Enjoy All Tomorrow's Holiday Parties with Scenes and Bonus Materials Licensed from GME for Criterion's Blu-Ray Release of THE VELVET UNDERGROUND
/GME is happy to announce Criterion's DVD and Blu-ray release of Todd Haynes celebrated documentary THE VELVET UNDERGOUND, for which we have provided both numerous clip licenses (for the documentary) and additional films included in the Blu-ray bonus features. These extras include the complete Jonas Mekas film AWARD PRESENTATION TO ANDY WARHOL (1964, 9 min) and a 7 minute excerpt from Mekas' landmark 1969 diary film collection WALDEN: DIARIES, NOTES, AND SKETCHES.
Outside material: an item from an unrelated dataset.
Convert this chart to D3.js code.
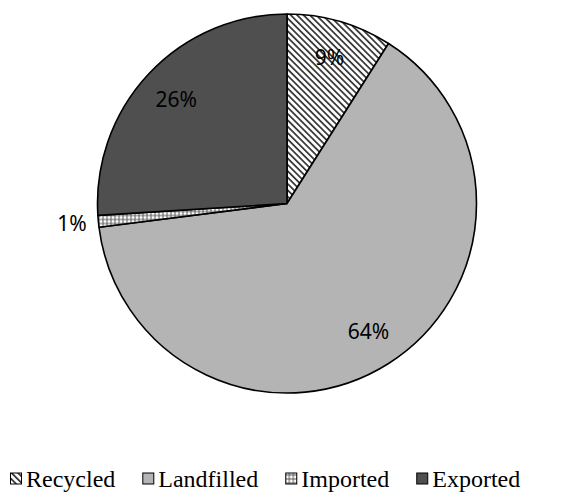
<!DOCTYPE html>
<html>
<head>
<meta charset="utf-8">
<script src="https://cdn.jsdelivr.net/npm/d3@7"></script>
<style>
  body { margin: 0; background: #fff; }
  svg { display: block; }
  .legend text { font-family: "Liberation Serif", "Tinos", "Times New Roman", "DejaVu Serif", serif; }
</style>
</head>
<body>
<svg id="chart" width="578" height="492"></svg>
<script>
// chart data
var categories = ['Recycled', 'Landfilled', 'Imported', 'Exported']
var shares = [9, 64, 1, 26]
var labels = ['9%', '64%', '1%', '26%']

var width = 578
var height = 492
var cx = 287
var cy = 203.5
var radius = 189.5

var svg = d3.select('#chart')
var defs = svg.append('defs')

// diagonal hatch for Recycled
var hatch = defs.append('pattern')
    .attr('id', 'hatch')
    .attr('patternUnits', 'userSpaceOnUse')
    .attr('width', 4.5)
    .attr('height', 4.5)
    .attr('patternTransform', 'rotate(-45)')
hatch.append('rect').attr('width', 4.5).attr('height', 4.5).attr('fill', '#fff')
hatch.append('rect').attr('x', 0).attr('width', 1.8).attr('height', 4.5).attr('fill', '#3c3c3c')

// dotted grid for Imported
var dots = defs.append('pattern')
    .attr('id', 'dots')
    .attr('patternUnits', 'userSpaceOnUse')
    .attr('width', 4)
    .attr('height', 4)
dots.append('rect').attr('width', 4).attr('height', 4).attr('fill', '#5a5a5a')
dots.append('rect').attr('x', 0.5).attr('y', 0.5).attr('width', 3).attr('height', 3).attr('fill', '#fff')

var fills = ['url(#hatch)', '#b4b4b4', 'url(#dots)', '#4f4f4f']

var pie = d3.pie().sort(null).value(function(d) { return d })
var arcs = pie(shares)
var arc = d3.arc().innerRadius(0).outerRadius(radius)
var labelArc = d3.arc().innerRadius(152).outerRadius(152)
var outerLabelArc = d3.arc().innerRadius(216).outerRadius(216)

var g = svg.append('g').attr('transform', 'translate(' + cx + ',' + cy + ')')

g.selectAll('.slice')
    .data(arcs)
    .enter()
    .append('path')
    .attr('class', 'slice')
    .attr('d', arc)
    .attr('fill', function(d, i) { return fills[i] })
    .attr('stroke', '#000')
    .attr('stroke-width', 1.6)
    .attr('stroke-linejoin', 'round')

g.selectAll('.pct')
    .data(arcs)
    .enter()
    .append('text')
    .attr('class', 'pct')
    .attr('transform', function(d, i) {
        // small slice gets its label outside
        var c = shares[i] < 3 ? outerLabelArc.centroid(d) : labelArc.centroid(d)
        return 'translate(' + c[0] + ',' + c[1] + ')'
    })
    .attr('text-anchor', 'middle')
    .attr('dy', '0.36em')
    .style('font-family', '"Noto Sans", "Open Sans", sans-serif')
    .style('font-size', '21px')
    .attr('fill', '#000')
    .text(function(d, i) { return labels[i] })

// legend
var legend = svg.append('g').attr('class', 'legend')
var lx = 10
var ly = 479
categories.forEach(function(name, i) {
    var item = legend.append('g').attr('transform', 'translate(' + lx + ',' + ly + ')')
    item.append('rect')
        .attr('x', 0.5)
        .attr('y', -6)
        .attr('width', 11)
        .attr('height', 11)
        .attr('fill', fills[i])
        .attr('stroke', '#000')
        .attr('stroke-width', 1)
    var t = item.append('text')
        .attr('x', 16)
        .attr('y', 8)
        .style('font-size', '24px')
        .attr('fill', '#000')
        .text(name)
    lx += 16 + t.node().getComputedTextLength() + 27
})
</script>
</body>
</html>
Director Todd Haynes is no stranger to making unconventional, unforgettable films about rock musicians, from his debut short film Superstar: The Karen Carpenter Story (1988) which featured Barbie dolls, to his daring exploration of the '70s glam rock scene in Velvet Goldmine (1998), to deploying a cadre of famous people to play Bob Dylan stand-ins in the brilliant I'm Not There (2001). In 2021 he released his first ever documentary, about NYC's greatest experimental rock band of the '60s, The Velvet Underground, finally available for the holidays on disk from Criterion.
The Velvet Underground was an American rock band formed in New York City in 1964. The original band consisted of singer/guitarist Lou Reed, instrumentalist John Cale, guitarist Sterling Morrison, and drummer Angus MacLise, who was replaced by Moe Tucker in 1965. Pop artist Andy Warhol became their manager in 1966, and they became the band for the Factory, and Warhol’s traveling multimedia show, the Exploding Plastic Inevitable from 1966-1967. They released 4 albums (“The Velvet Underground and Nico” (with German singer and model Nico) in 1967, “White Light/White Heat” (1968), “The Velvet Underground” (1969) and “Loaded” (1970).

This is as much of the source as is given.